Given problem: Retype the listing that follows, exactly as written.

Information shown:

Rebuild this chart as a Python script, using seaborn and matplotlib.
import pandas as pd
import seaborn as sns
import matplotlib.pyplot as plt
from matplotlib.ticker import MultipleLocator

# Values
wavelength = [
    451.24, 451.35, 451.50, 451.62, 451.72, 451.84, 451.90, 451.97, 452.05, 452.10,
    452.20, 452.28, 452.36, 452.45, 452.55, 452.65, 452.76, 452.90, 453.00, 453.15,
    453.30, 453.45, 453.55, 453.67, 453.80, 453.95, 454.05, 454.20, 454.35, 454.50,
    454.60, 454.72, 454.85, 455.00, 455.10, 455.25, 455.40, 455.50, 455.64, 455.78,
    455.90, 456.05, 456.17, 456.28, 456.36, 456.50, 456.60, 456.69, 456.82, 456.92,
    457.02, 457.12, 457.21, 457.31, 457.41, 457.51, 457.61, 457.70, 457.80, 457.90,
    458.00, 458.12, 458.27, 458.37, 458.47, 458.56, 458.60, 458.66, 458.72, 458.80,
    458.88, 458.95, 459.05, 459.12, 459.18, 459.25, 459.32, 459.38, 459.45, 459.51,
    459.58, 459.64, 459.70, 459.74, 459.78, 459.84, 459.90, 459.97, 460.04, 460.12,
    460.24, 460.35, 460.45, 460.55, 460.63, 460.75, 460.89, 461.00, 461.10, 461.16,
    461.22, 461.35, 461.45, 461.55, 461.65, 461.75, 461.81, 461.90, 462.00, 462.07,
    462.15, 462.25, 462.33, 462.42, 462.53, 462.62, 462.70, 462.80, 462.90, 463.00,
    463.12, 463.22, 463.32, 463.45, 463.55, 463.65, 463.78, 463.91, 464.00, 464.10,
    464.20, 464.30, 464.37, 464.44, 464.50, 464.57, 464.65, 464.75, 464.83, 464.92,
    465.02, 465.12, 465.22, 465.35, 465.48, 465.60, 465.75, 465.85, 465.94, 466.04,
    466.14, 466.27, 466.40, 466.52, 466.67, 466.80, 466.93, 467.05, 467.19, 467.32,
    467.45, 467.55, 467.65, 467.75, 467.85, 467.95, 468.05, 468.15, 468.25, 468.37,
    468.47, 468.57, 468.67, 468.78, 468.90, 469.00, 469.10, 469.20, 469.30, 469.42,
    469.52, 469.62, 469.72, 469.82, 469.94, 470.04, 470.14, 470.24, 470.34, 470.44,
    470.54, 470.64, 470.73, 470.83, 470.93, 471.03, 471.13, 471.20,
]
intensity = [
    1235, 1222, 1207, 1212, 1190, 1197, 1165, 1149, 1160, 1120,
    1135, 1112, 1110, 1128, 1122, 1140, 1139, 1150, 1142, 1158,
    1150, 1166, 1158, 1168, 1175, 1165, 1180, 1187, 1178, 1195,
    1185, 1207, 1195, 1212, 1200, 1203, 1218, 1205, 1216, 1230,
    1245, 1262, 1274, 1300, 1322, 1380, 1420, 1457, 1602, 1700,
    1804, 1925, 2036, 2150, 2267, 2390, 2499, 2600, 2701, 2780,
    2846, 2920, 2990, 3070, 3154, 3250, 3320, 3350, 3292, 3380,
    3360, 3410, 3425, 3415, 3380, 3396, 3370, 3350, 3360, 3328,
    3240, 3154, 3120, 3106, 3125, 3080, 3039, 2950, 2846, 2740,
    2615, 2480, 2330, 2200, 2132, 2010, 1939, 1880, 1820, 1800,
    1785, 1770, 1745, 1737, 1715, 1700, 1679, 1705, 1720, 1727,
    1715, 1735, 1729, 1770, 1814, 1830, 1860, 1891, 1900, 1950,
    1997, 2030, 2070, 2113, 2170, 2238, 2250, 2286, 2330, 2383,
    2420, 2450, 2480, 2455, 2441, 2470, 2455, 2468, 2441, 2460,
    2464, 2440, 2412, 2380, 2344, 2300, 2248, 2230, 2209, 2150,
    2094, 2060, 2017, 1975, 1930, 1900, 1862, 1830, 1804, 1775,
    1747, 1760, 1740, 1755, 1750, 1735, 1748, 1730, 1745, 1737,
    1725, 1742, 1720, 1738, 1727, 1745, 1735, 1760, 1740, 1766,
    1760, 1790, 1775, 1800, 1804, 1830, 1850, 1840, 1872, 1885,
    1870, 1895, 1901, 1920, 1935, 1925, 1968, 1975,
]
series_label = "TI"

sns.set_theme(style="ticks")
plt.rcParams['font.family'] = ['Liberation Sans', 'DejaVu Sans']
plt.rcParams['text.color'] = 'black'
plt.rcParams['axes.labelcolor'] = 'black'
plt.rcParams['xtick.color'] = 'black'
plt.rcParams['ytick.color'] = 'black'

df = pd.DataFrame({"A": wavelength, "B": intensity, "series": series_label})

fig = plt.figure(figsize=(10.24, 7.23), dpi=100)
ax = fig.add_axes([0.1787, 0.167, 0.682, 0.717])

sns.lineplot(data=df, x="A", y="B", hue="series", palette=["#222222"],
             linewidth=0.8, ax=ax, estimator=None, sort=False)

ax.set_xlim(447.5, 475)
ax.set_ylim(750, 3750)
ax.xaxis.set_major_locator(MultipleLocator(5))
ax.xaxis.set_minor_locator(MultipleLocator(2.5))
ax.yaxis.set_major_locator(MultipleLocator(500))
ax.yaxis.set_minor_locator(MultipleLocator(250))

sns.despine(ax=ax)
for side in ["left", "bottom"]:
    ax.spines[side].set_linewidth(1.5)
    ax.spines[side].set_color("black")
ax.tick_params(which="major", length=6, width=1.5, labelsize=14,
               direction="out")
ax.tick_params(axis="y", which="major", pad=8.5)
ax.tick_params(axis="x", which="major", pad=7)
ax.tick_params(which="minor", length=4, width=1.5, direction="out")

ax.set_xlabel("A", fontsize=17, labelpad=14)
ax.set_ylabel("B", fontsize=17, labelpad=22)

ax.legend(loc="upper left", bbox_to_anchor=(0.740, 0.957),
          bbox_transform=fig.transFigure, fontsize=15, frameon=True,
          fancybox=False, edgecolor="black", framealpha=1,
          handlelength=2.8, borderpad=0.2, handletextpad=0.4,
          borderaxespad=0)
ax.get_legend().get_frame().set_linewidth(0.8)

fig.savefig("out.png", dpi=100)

Problem solution:
Rebuild this chart as a Python script, using seaborn and matplotlib.
import pandas as pd
import seaborn as sns
import matplotlib.pyplot as plt
from matplotlib.ticker import MultipleLocator

# Values
wavelength = [
    451.24, 451.35, 451.50, 451.62, 451.72, 451.84, 451.90, 451.97, 452.05, 452.10,
    452.20, 452.28, 452.36, 452.45, 452.55, 452.65, 452.76, 452.90, 453.00, 453.15,
    453.30, 453.45, 453.55, 453.67, 453.80, 453.95, 454.05, 454.20, 454.35, 454.50,
    454.60, 454.72, 454.85, 455.00, 455.10, 455.25, 455.40, 455.50, 455.64, 455.78,
    455.90, 456.05, 456.17, 456.28, 456.36, 456.50, 456.60, 456.69, 456.82, 456.92,
    457.02, 457.12, 457.21, 457.31, 457.41, 457.51, 457.61, 457.70, 457.80, 457.90,
    458.00, 458.12, 458.27, 458.37, 458.47, 458.56, 458.60, 458.66, 458.72, 458.80,
    458.88, 458.95, 459.05, 459.12, 459.18, 459.25, 459.32, 459.38, 459.45, 459.51,
    459.58, 459.64, 459.70, 459.74, 459.78, 459.84, 459.90, 459.97, 460.04, 460.12,
    460.24, 460.35, 460.45, 460.55, 460.63, 460.75, 460.89, 461.00, 461.10, 461.16,
    461.22, 461.35, 461.45, 461.55, 461.65, 461.75, 461.81, 461.90, 462.00, 462.07,
    462.15, 462.25, 462.33, 462.42, 462.53, 462.62, 462.70, 462.80, 462.90, 463.00,
    463.12, 463.22, 463.32, 463.45, 463.55, 463.65, 463.78, 463.91, 464.00, 464.10,
    464.20, 464.30, 464.37, 464.44, 464.50, 464.57, 464.65, 464.75, 464.83, 464.92,
    465.02, 465.12, 465.22, 465.35, 465.48, 465.60, 465.75, 465.85, 465.94, 466.04,
    466.14, 466.27, 466.40, 466.52, 466.67, 466.80, 466.93, 467.05, 467.19, 467.32,
    467.45, 467.55, 467.65, 467.75, 467.85, 467.95, 468.05, 468.15, 468.25, 468.37,
    468.47, 468.57, 468.67, 468.78, 468.90, 469.00, 469.10, 469.20, 469.30, 469.42,
    469.52, 469.62, 469.72, 469.82, 469.94, 470.04, 470.14, 470.24, 470.34, 470.44,
    470.54, 470.64, 470.73, 470.83, 470.93, 471.03, 471.13, 471.20,
]
intensity = [
    1235, 1222, 1207, 1212, 1190, 1197, 1165, 1149, 1160, 1120,
    1135, 1112, 1110, 1128, 1122, 1140, 1139, 1150, 1142, 1158,
    1150, 1166, 1158, 1168, 1175, 1165, 1180, 1187, 1178, 1195,
    1185, 1207, 1195, 1212, 1200, 1203, 1218, 1205, 1216, 1230,
    1245, 1262, 1274, 1300, 1322, 1380, 1420, 1457, 1602, 1700,
    1804, 1925, 2036, 2150, 2267, 2390, 2499, 2600, 2701, 2780,
    2846, 2920, 2990, 3070, 3154, 3250, 3320, 3350, 3292, 3380,
    3360, 3410, 3425, 3415, 3380, 3396, 3370, 3350, 3360, 3328,
    3240, 3154, 3120, 3106, 3125, 3080, 3039, 2950, 2846, 2740,
    2615, 2480, 2330, 2200, 2132, 2010, 1939, 1880, 1820, 1800,
    1785, 1770, 1745, 1737, 1715, 1700, 1679, 1705, 1720, 1727,
    1715, 1735, 1729, 1770, 1814, 1830, 1860, 1891, 1900, 1950,
    1997, 2030, 2070, 2113, 2170, 2238, 2250, 2286, 2330, 2383,
    2420, 2450, 2480, 2455, 2441, 2470, 2455, 2468, 2441, 2460,
    2464, 2440, 2412, 2380, 2344, 2300, 2248, 2230, 2209, 2150,
    2094, 2060, 2017, 1975, 1930, 1900, 1862, 1830, 1804, 1775,
    1747, 1760, 1740, 1755, 1750, 1735, 1748, 1730, 1745, 1737,
    1725, 1742, 1720, 1738, 1727, 1745, 1735, 1760, 1740, 1766,
    1760, 1790, 1775, 1800, 1804, 1830, 1850, 1840, 1872, 1885,
    1870, 1895, 1901, 1920, 1935, 1925, 1968, 1975,
]
series_label = "TI"

sns.set_theme(style="ticks")
plt.rcParams['font.family'] = ['Liberation Sans', 'DejaVu Sans']
plt.rcParams['text.color'] = 'black'
plt.rcParams['axes.labelcolor'] = 'black'
plt.rcParams['xtick.color'] = 'black'
plt.rcParams['ytick.color'] = 'black'

df = pd.DataFrame({"A": wavelength, "B": intensity, "series": series_label})

fig = plt.figure(figsize=(10.24, 7.23), dpi=100)
ax = fig.add_axes([0.1787, 0.167, 0.682, 0.717])

sns.lineplot(data=df, x="A", y="B", hue="series", palette=["#222222"],
             linewidth=0.8, ax=ax, estimator=None, sort=False)

ax.set_xlim(447.5, 475)
ax.set_ylim(750, 3750)
ax.xaxis.set_major_locator(MultipleLocator(5))
ax.xaxis.set_minor_locator(MultipleLocator(2.5))
ax.yaxis.set_major_locator(MultipleLocator(500))
ax.yaxis.set_minor_locator(MultipleLocator(250))

sns.despine(ax=ax)
for side in ["left", "bottom"]:
    ax.spines[side].set_linewidth(1.5)
    ax.spines[side].set_color("black")
ax.tick_params(which="major", length=6, width=1.5, labelsize=14,
               direction="out")
ax.tick_params(axis="y", which="major", pad=8.5)
ax.tick_params(axis="x", which="major", pad=7)
ax.tick_params(which="minor", length=4, width=1.5, direction="out")

ax.set_xlabel("A", fontsize=17, labelpad=14)
ax.set_ylabel("B", fontsize=17, labelpad=22)

ax.legend(loc="upper left", bbox_to_anchor=(0.740, 0.957),
          bbox_transform=fig.transFigure, fontsize=15, frameon=True,
          fancybox=False, edgecolor="black", framealpha=1,
          handlelength=2.8, borderpad=0.2, handletextpad=0.4,
          borderaxespad=0)
ax.get_legend().get_frame().set_linewidth(0.8)

fig.savefig("out.png", dpi=100)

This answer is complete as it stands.